Like all things that become part of the cultural lexicon, be it fashion, food or design, words to describe become overused and almost trite. Or misused and abused. We think one such word is the term “vintage.” Originally intended to define a specific period of time when something was created or in vogue or attributed to a season’s grape yield and wine production, it’s now being used to describe virtually anything that has a heritage feel, is old, well-worn or “used” by a previous owner. It’s certainly more sexy to describe the purchase of an old Pendleton shirt as “a vintage Pendleton” than something found on the rack at Goodwill. Vintage shops curate specific pieces and brands designed to sell to fashionistas familiar with that brand’s aura or simply to say “I found this vintage Prada dress” as a badge of hipness and financial astuteness. As opposed to saying “I got a killer deal on this terrific previously worn Ralph Lauren sweater,” it’s become about collecting, reselling and braggadocio in more than a few instances.
Because of the prolific use of the term and specifically its misuse, I think it’s time to stray from the term and consider another for more noble purposes. The idea of buying a great old piece of clothing or of keeping a well-worn sweater with moth holes intact, are the stories and experiences attached to the piece. The idea of the way things were built way back then and made to last. Great concerts attended in a pair of frayed jeans and the memory of the band, music and venue. Boots that took you through Europe and back to share the adventure. Purchasing a bag in the leather market in Florence and the interchange with the maker about her crafting the piece you bought.

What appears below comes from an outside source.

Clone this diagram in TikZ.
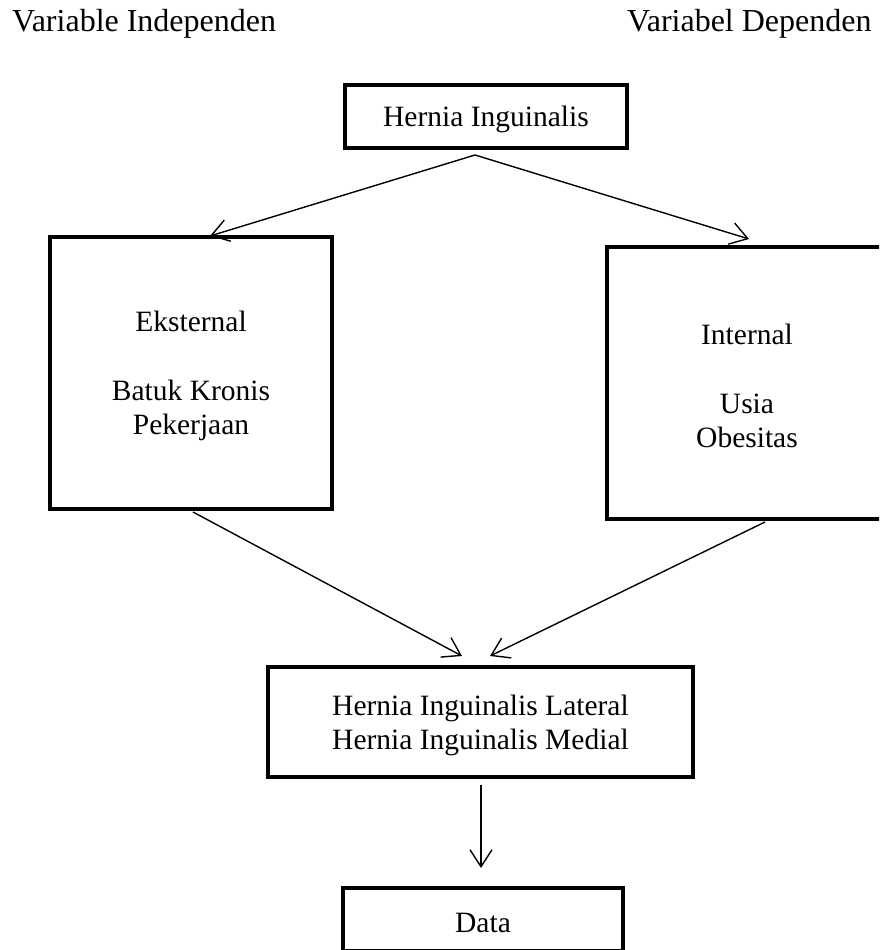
\documentclass[tikz,border=0pt]{standalone}
\usepackage{fontspec}
\setmainfont{Liberation Serif}
\usetikzlibrary{arrows.meta}
\newcommand\myupstrut{\rule{0pt}{27pt}}
\begin{document}
\begin{tikzpicture}[x=1pt,y=-1pt,
  box/.style={draw,line width=4pt,rectangle,inner sep=0pt,align=center,
    font=\fontsize{29.5}{34.5}\selectfont},
  conn/.style={line width=1.4pt,-{Straight Barb[length=17pt,width=22pt,line width=1.4pt]}},
  lbl/.style={anchor=base west,inner sep=0pt,font=\fontsize{32}{36}\selectfont}]
\useasboundingbox (0,0) rectangle (879,950);
\clip (0,0) rectangle (879,950);
\fill[white] (0,0) rectangle (879,950);
\node[lbl] (vi) at (12,32) {Variable Independen};
\node[lbl] (vd) at (627,32) {Variabel Dependen};
\node[box,minimum width=282pt,minimum height=63pt] (top) at (486,116.5) {\myupstrut Hernia Inguinalis};
\node[box,minimum width=282pt,minimum height=272pt] (left) at (191,373) {\myupstrut Eksternal\\[34pt]Batuk Kronis\\Pekerjaan};
\node[box,minimum width=280pt,minimum height=272pt] (right) at (747,383) {\myupstrut Internal\\[34pt]Usia\\Obesitas};
\node[box,minimum width=425pt,minimum height=110pt] (mid) at (480.5,722) {\myupstrut Hernia Inguinalis Lateral\\Hernia Inguinalis Medial};
\node[box,minimum width=280pt,minimum height=63pt] (data) at (483,919.5) {\myupstrut Data};
\coordinate (apex) at (475,155);
\coordinate (ltip) at (210,236);
\coordinate (rtip) at (749,239);
\coordinate (lbot) at (193,512);
\coordinate (rbot) at (765,522);
\coordinate (mtipl) at (462,656);
\coordinate (mtipr) at (490,656);
\coordinate (mbot) at (481,785);
\coordinate (dtip) at (481,868);
\draw[conn] (apex) -- (ltip);
\draw[conn] (apex) -- (rtip);
\draw[conn] (lbot) -- (mtipl);
\draw[conn] (rbot) -- (mtipr);
\draw[conn] (mbot) -- (dtip);
\end{tikzpicture}
\end{document}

Why anyone buys jeans with pre-built holes and patches is completely beyond me when you can wear the shit out of a great piece of denim and have it remind you of where the destruction occurred and with whom. There is absolutely no soul, no authenticity or fun to a pursuit of buying a “new” piece of clothing designed to look used and well-worn.
The word I would like to replace the term “vintage” with is “inspired.” Inspired by a period of time where items were lovingly crafted, done with intent to last and actually passed down to an admirer or next generation. Inspired by a wearer of note – a Shackleton sweater worn on an almost fatal Polar expedition. Inspired by the notion of adding no more unnecessary mass produced junk to a closet. Inspired and focused on better fabrics, textures and colors, interesting weaves, unusual snaps or buttons found on some long-lost piece of Japanese workwear.
Inspired pieces will probably cost more – should cost more! “Inspired” can capture the aura of a 1920 NY Giants baseball sweater that has been carefully recreated for contemporary use as well as a completely new design that tells its own story on the basis of that piece or its famous wearer and what their story was. Inspired fashion is about the stories that serve as the foundation for the item. About what the wearer will attribute in terms of a collection of life experiences over time when donning the piece. The rips and stains put in place by the owner, not some cutting machine.
So at Heritage Gear, we will develop inspired products. Inspired by the heritage and craftsmanship of our makers and partners. Inspired by the blurry black and white photos of the original wearer. A 1930 football player. A 1950’s cheerleader. Guys really named Bronco Nagurski and Knute Rockne. Nicknames like “The Gipper,” “Night Train,” “Golden Boy” or “The Say Hey Kid.” Sepia tones and tinted pictures. A natural fade that will only occur over decades of time and use. The celebration of a lost championship living only in the memory of the victors. The emotion conjured by putting something on passed down to you by someone dear. Something classic and undamaged by trends that come and go.
We’ll go with “inspired” to tap into that connection between a special piece of clothing or accessory because of the intangibles that cannot always be explained about why you love wearing or using it. And why it hasn’t hit the dust bin long ago.